Here’s the kicker, folks:

You can get it all online for free.

You can get it all online for free!

*sigh*

I’m going to sell a T-Shirt:  Bloggers Do It Better.

So what can be done?  What would save my hobby dollars?

What Brent Considers Improvements

Cut back on the advertisements.  Cut out the ridiculous list of stores carrying GW products.  Your customers can find it online, no problem.

Expand the content online; you do it already, just simplify the method.  Have a White Dwarf dedicated site with additional material – you can link it back to the ridiculously overdone primary website.

Invite more reader input.  Your customers want to drool over the incredible army Joe Blow in Mississippi did.

The battle reports are a great feature, but they’re getting stale.  Change up the delivery.  Keep it simple in the mag then expand it online.

What happened to the Golden Daemon features?  Bring in worldwide content and, again, expand it online.

Let in-house hobbyists go nuts – give them four pages and free reign.  They know what we want better than we do.

Give us two or more pages of quality fluff each month, or a serial story.

What about a monthly or quarterly narrative including scenarios and units?  Then invite the player base to contribute on their sites.
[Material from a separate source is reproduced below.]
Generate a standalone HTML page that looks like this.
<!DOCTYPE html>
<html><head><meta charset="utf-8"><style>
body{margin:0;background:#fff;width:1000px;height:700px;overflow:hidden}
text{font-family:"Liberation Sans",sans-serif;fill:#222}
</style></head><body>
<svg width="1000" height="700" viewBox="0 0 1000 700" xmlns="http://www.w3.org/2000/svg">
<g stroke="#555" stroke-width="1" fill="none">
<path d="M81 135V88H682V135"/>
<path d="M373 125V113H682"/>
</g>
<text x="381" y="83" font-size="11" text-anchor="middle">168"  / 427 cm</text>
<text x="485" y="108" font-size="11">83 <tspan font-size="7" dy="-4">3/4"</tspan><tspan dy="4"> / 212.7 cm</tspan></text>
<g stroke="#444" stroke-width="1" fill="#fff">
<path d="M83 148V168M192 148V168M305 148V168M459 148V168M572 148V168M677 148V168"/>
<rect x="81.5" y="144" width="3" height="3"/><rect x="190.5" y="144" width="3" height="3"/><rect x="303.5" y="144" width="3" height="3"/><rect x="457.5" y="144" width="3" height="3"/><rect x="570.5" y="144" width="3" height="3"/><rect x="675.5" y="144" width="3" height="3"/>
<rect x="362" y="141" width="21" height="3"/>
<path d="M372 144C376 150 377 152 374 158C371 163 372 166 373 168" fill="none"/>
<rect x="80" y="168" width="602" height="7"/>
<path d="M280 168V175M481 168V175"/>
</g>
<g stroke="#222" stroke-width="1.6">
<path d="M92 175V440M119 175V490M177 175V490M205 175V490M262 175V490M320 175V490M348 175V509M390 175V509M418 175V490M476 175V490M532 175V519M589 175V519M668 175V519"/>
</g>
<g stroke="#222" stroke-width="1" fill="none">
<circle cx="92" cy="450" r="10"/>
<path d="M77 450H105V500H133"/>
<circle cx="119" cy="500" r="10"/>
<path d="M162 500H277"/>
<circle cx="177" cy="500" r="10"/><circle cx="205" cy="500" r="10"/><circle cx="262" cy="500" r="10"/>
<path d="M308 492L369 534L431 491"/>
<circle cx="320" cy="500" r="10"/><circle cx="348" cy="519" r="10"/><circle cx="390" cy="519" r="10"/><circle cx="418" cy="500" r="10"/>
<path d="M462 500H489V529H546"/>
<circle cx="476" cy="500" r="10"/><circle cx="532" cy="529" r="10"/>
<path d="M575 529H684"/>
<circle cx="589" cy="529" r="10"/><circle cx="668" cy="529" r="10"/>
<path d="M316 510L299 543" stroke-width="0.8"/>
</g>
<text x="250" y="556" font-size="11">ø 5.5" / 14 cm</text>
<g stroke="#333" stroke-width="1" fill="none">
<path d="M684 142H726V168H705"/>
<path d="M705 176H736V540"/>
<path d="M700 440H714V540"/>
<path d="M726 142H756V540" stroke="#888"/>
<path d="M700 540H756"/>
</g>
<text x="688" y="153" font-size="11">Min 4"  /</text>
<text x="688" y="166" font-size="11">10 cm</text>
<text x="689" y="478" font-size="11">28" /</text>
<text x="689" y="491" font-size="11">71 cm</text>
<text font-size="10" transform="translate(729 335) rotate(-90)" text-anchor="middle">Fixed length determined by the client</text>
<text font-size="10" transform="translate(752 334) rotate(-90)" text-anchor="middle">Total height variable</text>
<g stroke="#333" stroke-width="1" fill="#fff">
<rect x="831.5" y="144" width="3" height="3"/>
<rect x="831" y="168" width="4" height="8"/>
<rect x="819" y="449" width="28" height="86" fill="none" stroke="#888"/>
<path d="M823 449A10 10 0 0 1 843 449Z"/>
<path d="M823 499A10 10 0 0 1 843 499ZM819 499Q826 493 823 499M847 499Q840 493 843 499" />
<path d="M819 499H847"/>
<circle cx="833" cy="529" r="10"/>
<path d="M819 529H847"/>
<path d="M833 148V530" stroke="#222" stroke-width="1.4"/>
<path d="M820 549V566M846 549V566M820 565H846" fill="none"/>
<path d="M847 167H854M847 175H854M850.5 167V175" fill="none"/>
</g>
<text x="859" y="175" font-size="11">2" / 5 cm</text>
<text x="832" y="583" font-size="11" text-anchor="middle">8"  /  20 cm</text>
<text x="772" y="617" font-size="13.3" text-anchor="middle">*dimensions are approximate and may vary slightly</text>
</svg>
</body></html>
Let’s end it with this, my wish for Games Workshop: stop fighting the future.  Work with us online, not against us.  Acknowledge our contribution and we’ll be pathetically grateful.  We want to love you, White Dwarf!

It’s sad, really.

Well, here we are boys and girls, Unicorns and children of all ages… the end.

Except it isn’t!  It’s your turn, Oh Faithful Reader.  Do you agree or disagree?  Do you like the magazine?  Am I going too far?  What improvements would you advocate, and why?

Thoughts?  Comments?  Hugs and gropings?